The BayesStore Project (BayesStore)
Eirinaios C. Michelakis, Daisy Zhe Wang, Michael Franklin, Minos Garofalakis and Joseph M. Hellerstein
Several real-world applications need to effectively manage and reason about large amounts of data that are inherently uncertain. For instance, pervasive computing applications must constantly reason about volumes of noisy sensory readings to accomplish tasks like motion prediction and modeling of human behavior. Another example arises in information extraction systems that try to convert textual information from multiple sources into structured data. In information extraction, it is important to record probabilities from the extracted and integrated data, because all the missing data and errors occur in the extraction and integration pipeline.

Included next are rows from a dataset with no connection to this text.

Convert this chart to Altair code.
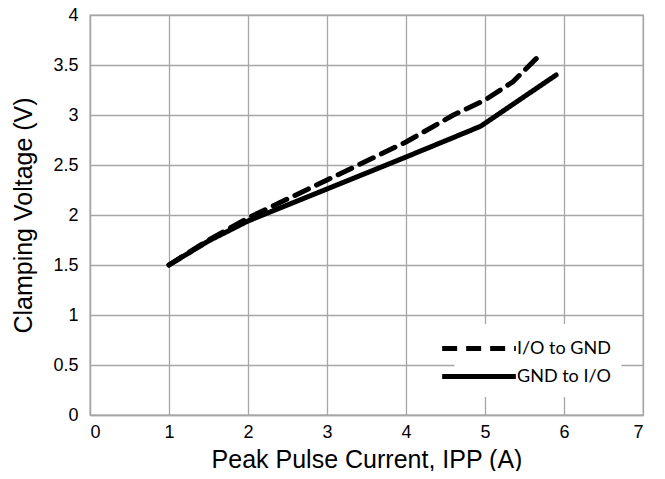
import altair as alt
import pandas as pd

io_gnd_x = [1.0, 1.5, 2.0, 2.5, 3.0, 3.5, 4.0, 4.6, 5.0, 5.35, 5.72]
io_gnd_y = [1.5, 1.75, 1.97, 2.16, 2.35, 2.54, 2.73, 3.0, 3.15, 3.33, 3.62]
gnd_io_x = [1.0, 1.5, 2.0, 2.5, 3.0, 3.5, 4.0, 4.8, 4.95, 5.9]
gnd_io_y = [1.5, 1.74, 1.94, 2.1, 2.26, 2.42, 2.58, 2.84, 2.89, 3.4]
series_names = ["I/O to GND", "GND to I/O"]
x_ticks = [0, 1, 2, 3, 4, 5, 6, 7]
y_ticks = [0, 0.5, 1, 1.5, 2, 2.5, 3, 3.5, 4]

rows = []
for x, y in zip(io_gnd_x, io_gnd_y):
    rows.append({"x": x, "y": y, "s": series_names[0]})
for x, y in zip(gnd_io_x, gnd_io_y):
    rows.append({"x": x, "y": y, "s": series_names[1]})
df = pd.DataFrame(rows)

grid = "#a6a6a6"

leg = dict(title=None, orient="none", legendX=364.5, legendY=309,
           fillColor="white", padding=10, symbolType="M-3.07,0H3.07",
           symbolSize=576, symbolStrokeWidth=5, labelFont="Lato",
           labelFontSize=18, labelColor="black", rowPadding=3,
           labelOffset=23.5)

chart = alt.Chart(df).mark_line(strokeWidth=5, strokeCap="round", strokeJoin="round").encode(
    x=alt.X("x:Q", scale=alt.Scale(domain=[0, 7], nice=False),
            axis=alt.Axis(title="Peak Pulse Current, IPP (A)", values=x_ticks, format="~g")),
    y=alt.Y("y:Q", scale=alt.Scale(domain=[0, 4], nice=False),
            axis=alt.Axis(title="Clamping Voltage (V)", values=y_ticks, format="~g")),
    color=alt.Color("s:N", scale=alt.Scale(domain=series_names, range=["black", "black"]),
                    legend=alt.Legend(**leg)),
    strokeDash=alt.StrokeDash("s:N", scale=alt.Scale(domain=series_names, range=[[15, 9], [1, 0]]),
                              legend=alt.Legend(**leg)),
    detail="s:N",
).properties(
    width=553, height=400,
    autosize=alt.AutoSizeParams(type="none"),
    padding={"left": 82, "top": 7, "right": 14, "bottom": 56},
).configure_view(
    stroke=grid, strokeWidth=1.3
).configure_axis(
    gridColor=grid, gridWidth=1.3, gridOpacity=1,
    domainColor=grid, domainWidth=1.3,
    ticks=False, labelOverlap=False,
    labelFont="Liberation Sans", labelFontSize=18, labelColor="black",
    titleFont="Liberation Sans", titleFontSize=25, titleColor="black", titleFontWeight="normal",
).configure_axisX(
    labelPadding=8, titlePadding=6
).configure_axisY(
    labelPadding=12, titlePadding=16
)

chart.save("out.html", embed_options={"renderer": "svg", "actions": False})
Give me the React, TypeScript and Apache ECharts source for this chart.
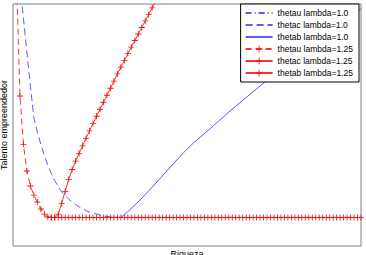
import React, { useEffect, useRef } from "react";
import * as echarts from "echarts";

// Riqueza (x) and talento empreendedor (y)
const thetaU10: number[][] = [[28, 11.8], [40, 11.8], [60, 11.8], [80, 11.8], [100, 11.8]];
const thetaC10: number[][] = [
  [2, 108], [3, 94], [4, 80], [5, 66], [6, 53], [7, 47], [8, 42], [9, 37.5], [10, 33.5],
  [11, 30], [12, 27], [13, 24.5], [14, 22.3], [15, 20.8], [16, 19.4], [17, 18.2],
  [18, 17.1], [19, 16.2], [20, 15.3], [21, 14.6], [22, 14.0], [23, 13.6], [24, 13.2],
  [25, 12.8], [26, 12.4], [27, 12.2], [28, 12.0], [29, 11.9], [30, 11.8], [31, 11.8],
];
const thetaB10: number[][] = [
  [31, 11.8], [33, 14.2], [36.5, 19.0], [40, 24.3], [44, 30.7], [48.9, 38.4], [52, 42.8],
  [56.9, 48.8], [62, 55.3], [67, 61.4], [72.4, 67.8], [78, 74.2], [84, 80.6], [90, 87.2],
  [95, 92.6], [100, 98.0],
];

const thetaU125: number[][] = [
  [0, 160], [1, 110], [2, 62], [3, 42], [4, 31], [5, 24.8], [6, 21.0], [7, 18.2],
  [8, 15.3], [9, 13.2], [10, 12.0], [11, 11.8],
];
const thetaC125x: number[] = [
  11, 12, 13, 14, 15, 16, 17, 18, 19, 20, 21, 22, 23, 24, 25, 26, 27, 28, 29, 30, 31, 32, 33,
  34, 35, 36, 37, 38, 39, 40, 41, 42, 43, 44, 45, 46, 47, 48, 49, 50, 51, 52, 53, 54, 55,
  56, 57, 58, 59, 60, 61, 62, 63, 64, 65, 66, 67, 68, 69, 70, 71, 72, 73, 74, 75, 76, 77,
  78, 79, 80, 81, 82, 83, 84, 85, 86, 87, 88, 89, 90, 91, 92, 93, 94, 95, 96, 97, 98, 99, 100,
];
const thetaC125y: number[] = [
  11.8,
  11.8, 11.8, 11.8, 11.8, 11.8, 11.8, 11.8, 11.8, 11.8, 11.8, 11.8, 11.8, 11.8, 11.8, 11.8,
  11.8, 11.8, 11.8, 11.8, 11.8, 11.8, 11.8, 11.8, 11.8, 11.8, 11.8, 11.8, 11.8, 11.8, 11.8,
  11.8, 11.8, 11.8, 11.8, 11.8, 11.8, 11.8, 11.8, 11.8, 11.8, 11.8, 11.8, 11.8, 11.8, 11.8,
  11.8, 11.8, 11.8, 11.8, 11.8, 11.8, 11.8, 11.8, 11.8, 11.8, 11.8, 11.8, 11.8, 11.8, 11.8,
  11.8, 11.8, 11.8, 11.8, 11.8, 11.8, 11.8, 11.8, 11.8, 11.8, 11.8, 11.8, 11.8, 11.8, 11.8,
  11.8, 11.8, 11.8, 11.8, 11.8, 11.8, 11.8, 11.8, 11.8, 11.8, 11.8, 11.8, 11.8, 11.8,
];
const thetaB125: number[][] = [
  [12, 11.8], [13, 13.2], [14, 17.6], [15, 22.6], [16, 27.5], [17, 31.6], [18, 35.1],
  [19, 38.3], [20, 41.4], [21, 44.5], [22, 47.6], [23, 50.6], [24, 53.6], [25, 56.5],
  [26, 59.4], [27, 62.3], [28, 65.2], [29, 68.1], [30, 71.1], [31, 73.9], [32, 76.7],
  [33, 79.5], [34, 82.2], [35, 84.9], [36, 87.6], [37, 90.3], [38, 93.0], [39, 95.7],
  [40, 98.4], [41, 101.1],
];

const legendNames = [
  "thetau lambda=1.0",
  "thetac lambda=1.0",
  "thetab lambda=1.0",
  "thetau lambda=1.25",
  "thetac lambda=1.25",
  "thetab lambda=1.25",
];

const PLUS = "path://M0,4.3H10V5.7H0ZM4.3,0H5.7V10H4.3Z";
const BLUE = "#5a5aff";
const RED = "#ff3030";
const FONT = "'Liberation Sans', Arial, sans-serif";

export default function App() {
  const ref = useRef<HTMLDivElement>(null);
  useEffect(() => {
    if (!ref.current) return;
    const chart = echarts.init(ref.current, undefined, { renderer: "svg" });
    const thetaC125 = thetaC125x.map((x, i) => [x, thetaC125y[i]]);
    const redSeries = (name: string, data: number[][], dash: any) => ({
      name,
      type: "line",
      data,
      symbol: PLUS,
      symbolSize: 6,
      showSymbol: true,
      clip: true,
      lineStyle: { color: RED, width: 1, type: dash },
      itemStyle: { color: "#f01010", borderWidth: 0 },
      emphasis: { disabled: true },
    });
    const blueSeries = (name: string, data: number[][], dash: any) => ({
      name,
      type: "line",
      data,
      symbol: "none",
      clip: true,
      lineStyle: { color: BLUE, width: 1, type: dash },
      itemStyle: { color: BLUE },
      emphasis: { disabled: true },
    });
    chart.setOption({
      animation: false,
      backgroundColor: "#ffffff",
      grid: {
        left: 13,
        top: 4,
        right: 5,
        bottom: 9,
        show: true,
        borderColor: "#808080",
        borderWidth: 1,
        backgroundColor: "#ffffff",
        outerBoundsMode: "none",
        containLabel: false,
      },
      legend: {
        data: legendNames.map((n, i) =>
          i < 3 ? { name: n, itemStyle: { opacity: 0 } } : { name: n }
        ),
        orient: "vertical",
        right: 7,
        top: 4,
        padding: [3, 6, 3, 4],
        itemGap: 0,
        itemWidth: 27,
        itemHeight: 8,
        backgroundColor: "#ffffff",
        borderColor: "#000000",
        borderWidth: 1,
        borderRadius: 0,
        selectedMode: false,
        textStyle: { fontSize: 8.5, fontFamily: FONT, color: "#000", lineHeight: 12 },
      },
      xAxis: {
        type: "value",
        min: 0,
        max: 100,
        name: "Riqueza",
        nameLocation: "middle",
        nameGap: 3,
        nameTextStyle: { fontSize: 9, fontFamily: FONT, color: "#000" },
        axisLine: { show: false },
        axisTick: { show: false },
        axisLabel: { show: false },
        splitLine: { show: false },
      },
      yAxis: {
        type: "value",
        min: 0,
        max: 100,
        name: "Talento empreendedor",
        nameLocation: "middle",
        nameGap: 5,
        nameTextStyle: { fontSize: 9, fontFamily: FONT, color: "#000" },
        axisLine: { show: false },
        axisTick: { show: false },
        axisLabel: { show: false },
        splitLine: { show: false },
      },
      series: [
        blueSeries(legendNames[0], thetaU10, [6, 3, 1, 3]),
        blueSeries(legendNames[1], thetaC10, [7, 4]),
        blueSeries(legendNames[2], thetaB10, "solid"),
        redSeries(legendNames[3], thetaU125, [6, 4]),
        redSeries(legendNames[4], thetaC125, "solid"),
        redSeries(legendNames[5], thetaB125, "solid"),
      ],
    });
    return () => chart.dispose();
  }, []);
  return <div ref={ref} style={{ width: 366, height: 255, position: "fixed", left: 0, top: 0 }} />;
}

Such probabilistic data analysis requires sophisticated machine-learning tools that can effectively model the complex correlation patterns present in uncertain data. Unfortunately, to date, most existing approaches to probabilistic database systems have relied on somewhat simplistic models of uncertainty that can be easily mapped onto existing relational architectures. In those works, probabilistic information is typically associated with individual data tuples, with limited or no support for effectively capturing and reasoning about complex data correlations.
BAYESSTORE is a novel probabilistic data management architecture built on the principle of handling statistical models and probabilistic inference tools as first-class citizens of the database system. Adopting a machine-learning view, BAYESSTORE employs concise statistical relational models to effectively encode the correlation patterns between uncertain data, and promotes probabilistic inference and statistical model manipulation as part of the standard DBMS operator repertoire to support efficient and sound query processing.
We present BAYESSTORE's uncertainty model based on a novel, first-order statistical model, we redefine traditional query processing operators, and we define inference query operators to manipulate the data and the probabilistic models of the database in an efficient manner.